Petitioner additionally asserts that I.M. should be able to continue attending SOTA because she continues to own a home in respondent’s district.  As discussed above, the mere fact that one rents or owns a house or property in the district, or even pays taxes in the district, does not necessarily confer residence status.

The record indicates that, despite its determination that I.M. is not a district resident, respondent has inexplicably been providing transportation to I.M. from his grandmother’s in-district residence to the non-public school located within respondent’s district.  While the provision of transportation alone does not establish that I.M. is a district resident, respondent offers no explanation or basis for such decision, and I am troubled by this inconsistency in the record.  While I understand the parental concerns under these circumstances, on the record before me, I am constrained to find that petitioner has not met her burden of proving that I.M. is a resident of respondent’s school district.  She has not demonstrated that there has been a total and permanent transfer of custody and control of I.M.  As noted above, while petitioner has produced a “Temporary Guardianship Agreement” such document bears an expiration date of June 28, 2015, is clearly temporary, and as such does not establish that there has been a permanent and total transfer of custody.  On this record, petitioner has failed to rebut the presumption that the legal residence of I.M. is with petitioner, outside of the district, and I cannot find that respondent acted arbitrarily by determining that the student is not a resident of the district (see e.g.Appeal of Begum, 55 Ed Dept Rep, Decision No. 16,799; Appeal of L.B., 54 id., Decision No. 16,672; Appeal of Galay, Perez and Perez, 37 id. 128, Decision No. 13,821).
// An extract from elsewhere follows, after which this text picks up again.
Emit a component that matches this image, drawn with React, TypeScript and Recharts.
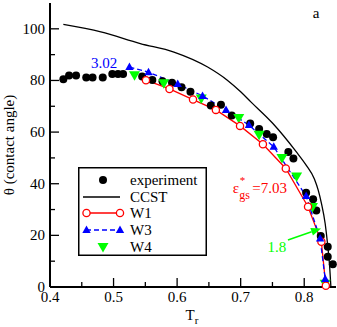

In light of this disposition, I need not consider the parties’ remaining contentions.

Although the appeal must be dismissed, petitioner retains the right to reapply for admission to respondent’s schools on I.M.’s behalf at any time, should circumstances change, and present any additional information for respondent’s consideration.

THE APPEAL IS DISMISSED.

END OF FILE

 


[1] I note that petitioner’s reply included a copy of a petition for custody of I.M. submitted by his grandmother to the Monroe County Family Court on September 19, 2014, which was available at the time petitioner commenced this appeal on October 28, 2014.  In any event, while this document was available at the time the appeal was commenced and should have been included in the petition, there is no evidence in the record indicating whether or not the custody matter has been resolved or is still pending before the Monroe County Family Court.